BEGIN

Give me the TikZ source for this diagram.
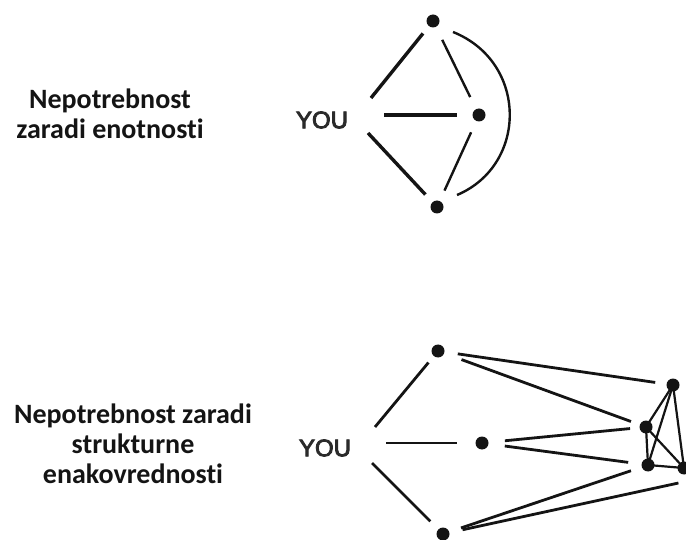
\documentclass[tikz,border=0pt]{standalone}
\usepackage{fontspec}
\setmainfont{Carlito}[Ligatures=NoCommon]
\newfontfamily\yousans{Liberation Sans}
% set text with fill plus a thin outline so the letters come out heavier
\newcommand{\heavytext}[1]{\special{pdf:literal direct 2 Tr 0.9 w}#1\special{pdf:literal direct 0 Tr}}
\definecolor{ink}{HTML}{141414}
\definecolor{yougray}{HTML}{2a2a2a}
\begin{document}
\begin{tikzpicture}[x=1pt,y=-1pt,
  dot/.style={circle,fill=ink,inner sep=0pt,minimum size=13pt},
  youlabel/.style={font=\yousans\fontsize{24}{24}\selectfont,text=yougray,inner sep=0pt},
  caption/.style={font=\bfseries\fontsize{28}{30}\selectfont,align=center,text=ink,inner sep=0pt,anchor=base},
  tie/.style={draw=ink,line width=3.4pt},
  weak/.style={draw=ink,line width=2.4pt},
  link/.style={draw=ink,line width=2.8pt},
  clique/.style={draw=ink,line width=2.2pt}]
\useasboundingbox (0,0) rectangle (686,540);

% upper figure: redundancy through cohesion
\node[caption] (cap1) at (110,139) {Nepotrebnost\\zaradi enotnosti};
\node[youlabel] (you1) at (322,120) {\heavytext{YOU}};
\node[dot] (t1) at (433,21) {};
\node[dot] (t2) at (479,115) {};
\node[dot] (t3) at (437,207) {};
\draw[tie,shorten >=16pt] ([shift={(49,-22)}]you1.center) -- (t1.center);
\draw[tie,shorten >=22pt] ([shift={(62,-5)}]you1.center) -- (t2.center);
\draw[tie,shorten >=17pt] ([shift={(46,13)}]you1.center) -- (t3.center);
\draw[weak,shorten <=21pt,shorten >=20pt] (t1.center) -- (t2.center);
\draw[weak,shorten <=19pt,shorten >=18pt] (t2.center) -- (t3.center);
\draw[weak] ([shift={(20,11)}]t1.center)
  .. controls ([shift={(95,41)}]t1.center) and ([shift={(91,-42)}]t3.center)
  .. ([shift={(20,-12)}]t3.center);

% lower figure: redundancy through structural equivalence
\node[caption] (cap2) at (133,483) {Nepotrebnost zaradi\\strukturne\\enakovrednosti};
\node[youlabel] (you2) at (325,448) {\heavytext{YOU}};
\node[dot] (b1) at (438,351) {};
\node[dot] (b2) at (482,443) {};
\node[dot] (b3) at (443,534) {};
\node[dot] (r1) at (673,385) {};
\node[dot] (r2) at (646,427) {};
\node[dot] (r3) at (648,465) {};
\node[dot] (r4) at (684,468) {};
\coordinate (rx) at (697,479);

\draw[link,shorten >=15pt] ([shift={(50,-21)}]you2.center) -- (b1.center);
\draw[link,shorten >=25pt] ([shift={(61,-5)}]you2.center) -- (b2.center);
\draw[link,shorten >=18pt] ([shift={(47,15)}]you2.center) -- (b3.center);

\draw[link,shorten <=20pt,shorten >=18pt] (b1.center) -- (r1.center);
\draw[link,shorten <=25pt,shorten >=16pt] (b1.center) -- (r2.center);
\draw[link,shorten <=23pt,shorten >=16pt] (b2.center) -- (r2.center);
\draw[link,shorten <=23pt,shorten >=20pt] (b2.center) -- (r3.center);
\draw[link,shorten <=19pt,shorten >=18pt] (b3.center) -- (r3.center);
\draw[link,shorten <=20pt,shorten >=19pt] (b3.center) -- (rx);

\draw[clique] (r1.center) -- (r2.center);
\draw[clique] (r1.center) -- (r3.center);
\draw[clique] (r1.center) -- (r4.center);
\draw[clique] (r2.center) -- (r3.center);
\draw[clique] (r2.center) -- (r4.center);
\draw[clique] (r3.center) -- (r4.center);
\end{tikzpicture}
\end{document}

END

> [EXERCISE DIRECTIONS]
Reproduce all of the material above word for word. Omit the pictures.

> [REPLY]
Give me the TikZ source for this diagram.
\documentclass[tikz,border=0pt]{standalone}
\usepackage{fontspec}
\setmainfont{Carlito}[Ligatures=NoCommon]
\newfontfamily\yousans{Liberation Sans}
% set text with fill plus a thin outline so the letters come out heavier
\newcommand{\heavytext}[1]{\special{pdf:literal direct 2 Tr 0.9 w}#1\special{pdf:literal direct 0 Tr}}
\definecolor{ink}{HTML}{141414}
\definecolor{yougray}{HTML}{2a2a2a}
\begin{document}
\begin{tikzpicture}[x=1pt,y=-1pt,
  dot/.style={circle,fill=ink,inner sep=0pt,minimum size=13pt},
  youlabel/.style={font=\yousans\fontsize{24}{24}\selectfont,text=yougray,inner sep=0pt},
  caption/.style={font=\bfseries\fontsize{28}{30}\selectfont,align=center,text=ink,inner sep=0pt,anchor=base},
  tie/.style={draw=ink,line width=3.4pt},
  weak/.style={draw=ink,line width=2.4pt},
  link/.style={draw=ink,line width=2.8pt},
  clique/.style={draw=ink,line width=2.2pt}]
\useasboundingbox (0,0) rectangle (686,540);

% upper figure: redundancy through cohesion
\node[caption] (cap1) at (110,139) {Nepotrebnost\\zaradi enotnosti};
\node[youlabel] (you1) at (322,120) {\heavytext{YOU}};
\node[dot] (t1) at (433,21) {};
\node[dot] (t2) at (479,115) {};
\node[dot] (t3) at (437,207) {};
\draw[tie,shorten >=16pt] ([shift={(49,-22)}]you1.center) -- (t1.center);
\draw[tie,shorten >=22pt] ([shift={(62,-5)}]you1.center) -- (t2.center);
\draw[tie,shorten >=17pt] ([shift={(46,13)}]you1.center) -- (t3.center);
\draw[weak,shorten <=21pt,shorten >=20pt] (t1.center) -- (t2.center);
\draw[weak,shorten <=19pt,shorten >=18pt] (t2.center) -- (t3.center);
\draw[weak] ([shift={(20,11)}]t1.center)
  .. controls ([shift={(95,41)}]t1.center) and ([shift={(91,-42)}]t3.center)
  .. ([shift={(20,-12)}]t3.center);

% lower figure: redundancy through structural equivalence
\node[caption] (cap2) at (133,483) {Nepotrebnost zaradi\\strukturne\\enakovrednosti};
\node[youlabel] (you2) at (325,448) {\heavytext{YOU}};
\node[dot] (b1) at (438,351) {};
\node[dot] (b2) at (482,443) {};
\node[dot] (b3) at (443,534) {};
\node[dot] (r1) at (673,385) {};
\node[dot] (r2) at (646,427) {};
\node[dot] (r3) at (648,465) {};
\node[dot] (r4) at (684,468) {};
\coordinate (rx) at (697,479);

\draw[link,shorten >=15pt] ([shift={(50,-21)}]you2.center) -- (b1.center);
\draw[link,shorten >=25pt] ([shift={(61,-5)}]you2.center) -- (b2.center);
\draw[link,shorten >=18pt] ([shift={(47,15)}]you2.center) -- (b3.center);

\draw[link,shorten <=20pt,shorten >=18pt] (b1.center) -- (r1.center);
\draw[link,shorten <=25pt,shorten >=16pt] (b1.center) -- (r2.center);
\draw[link,shorten <=23pt,shorten >=16pt] (b2.center) -- (r2.center);
\draw[link,shorten <=23pt,shorten >=20pt] (b2.center) -- (r3.center);
\draw[link,shorten <=19pt,shorten >=18pt] (b3.center) -- (r3.center);
\draw[link,shorten <=20pt,shorten >=19pt] (b3.center) -- (rx);

\draw[clique] (r1.center) -- (r2.center);
\draw[clique] (r1.center) -- (r3.center);
\draw[clique] (r1.center) -- (r4.center);
\draw[clique] (r2.center) -- (r3.center);
\draw[clique] (r2.center) -- (r4.center);
\draw[clique] (r3.center) -- (r4.center);
\end{tikzpicture}
\end{document}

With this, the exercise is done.